I was skeptical when Yahoo! announced that Jeff Macke would be co-hosting its new online show "Breakout." I'll admit I made a few wisecracks. But tuning in to the show for the first time yesterday, I have to say, I was impressed.

Granted, it was just a two-minute segment, but Macke made a pretty interesting observation. First he trotted out the chart for SUPERVALU (NYSE: SVU) -- the Acme and Albertsons owner that isn't exactly in stellar shape. The company reported earnings yesterday, and its earnings per share topped analysts' estimates by $0.10. Investors rewarded the company by boosting the stock 17%.

Next, he looked at Hasbro (NYSE: HAS). The company reported first-quarter earnings per share of $0.12, 70% lower than the prior year and $0.05 short of what analysts were estimating. That stock fell 3%.

So we've got SUPERVALU with a significant beat and a 17% pop and Hasbro with a significant miss and a 3% drop. Something doesn't quite add up here.

Macke connected the dots by suggesting that there is still too much pessimism out there among investors. That an earnings beat would cause that kind of excitement, while a miss would be basically shrugged off seems to show that investors have prepared themselves for a disappointing earnings season.

My take
Macke's a trader. I'm not. So I'm not going to run with an idea like that and "buy into earnings season" or anything like that.

However, this is a great reminder of the power of expectations in general. When Christmas rolls around, I like to tell everyone that I'm boycotting giving gifts. That way, they'll likely be happy with whatever I get them. Even if it's second-hand Yanni CD (OK, maybe that's an extreme example).

With stocks, we can get a pretty good gauge of investor expectations based on valuation. For instance, when I look at a company like Netflix (Nasdaq: NFLX), whose stock carries a forward price-to-earnings ratio of 54, I can easily infer that investors have high hopes for the company. And I mean high hopes. Excellence is expected and mediocre -- forget about poor -- results will likely be met with a very extreme negative reaction.

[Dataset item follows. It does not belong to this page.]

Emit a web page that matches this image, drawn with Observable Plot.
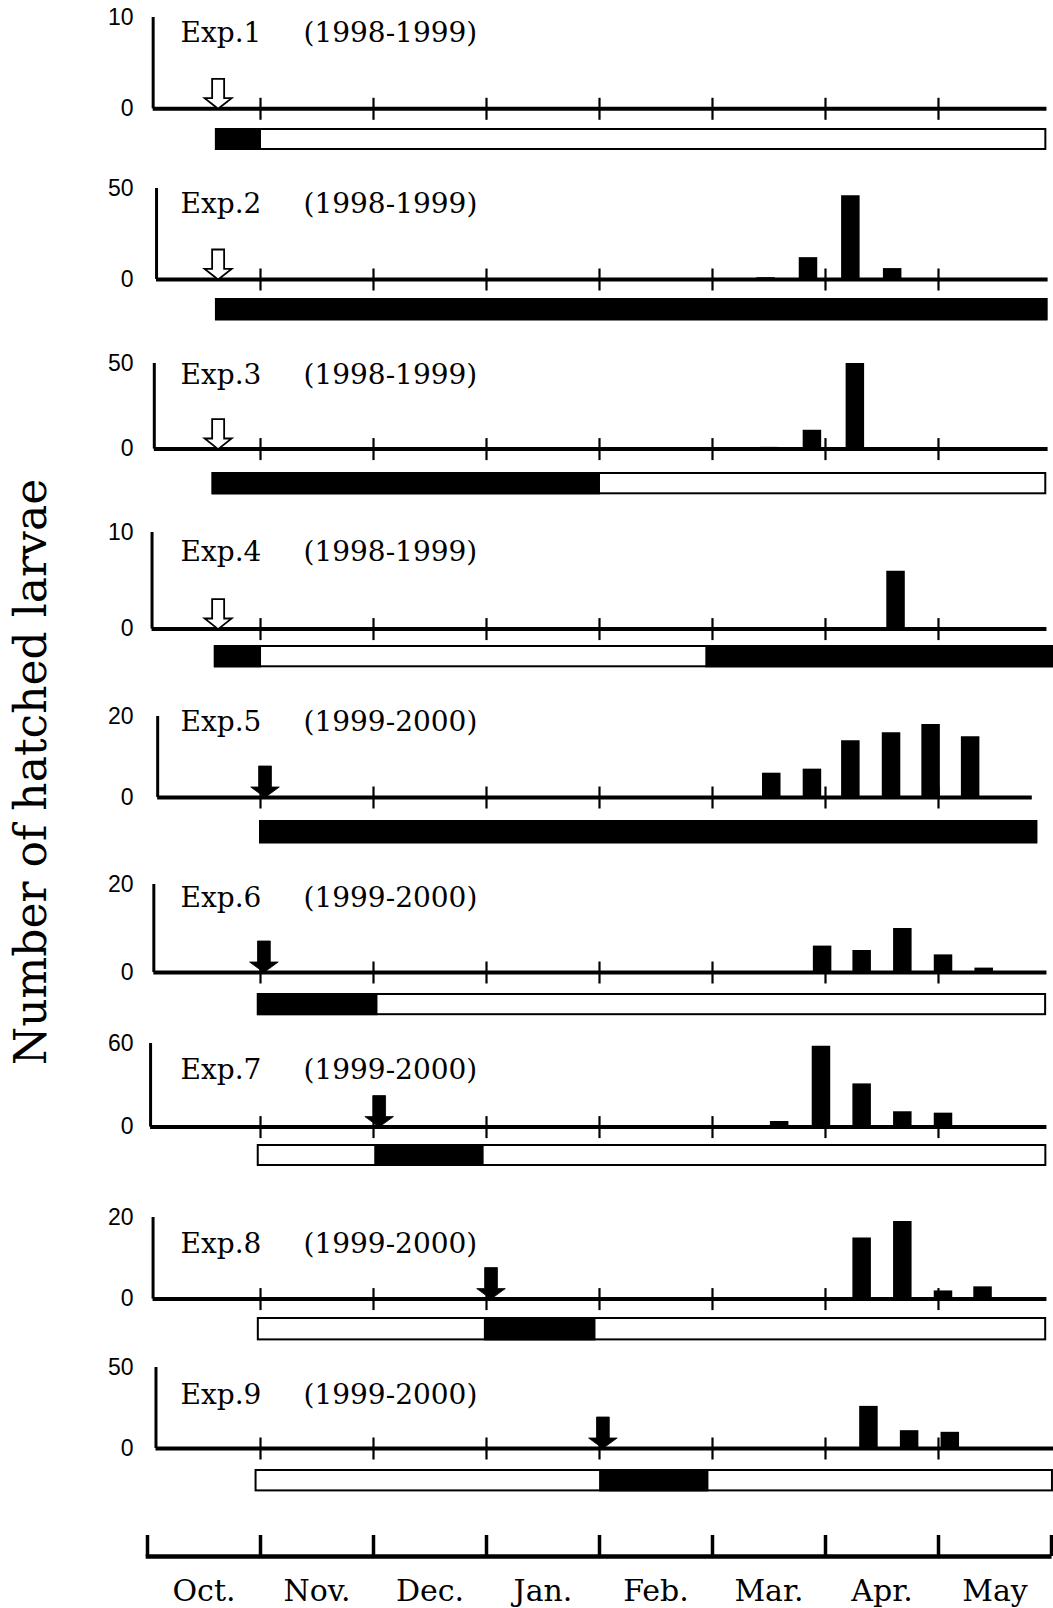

On the flip side, we've got a company like Cisco (Nasdaq: CSCO). The stock currently trades at less than 11 times fiscal 2011 earnings estimates. Further, it's tough to find much of anybody willing to say something nice about Cisco. Neutral comments have become the new "good" for this stock. Because of plummeting expectations, though, investors are more likely to shrug off not-so-impressive results in the future, while surprises to the upside may be met with a big positive reaction.

To be sure, most companies on investors' bad side have earned their way to that spot. But given the potential for gains that these stocks have, if investor sentiment starts to change for the better, they are a prime hunting ground for many value investors.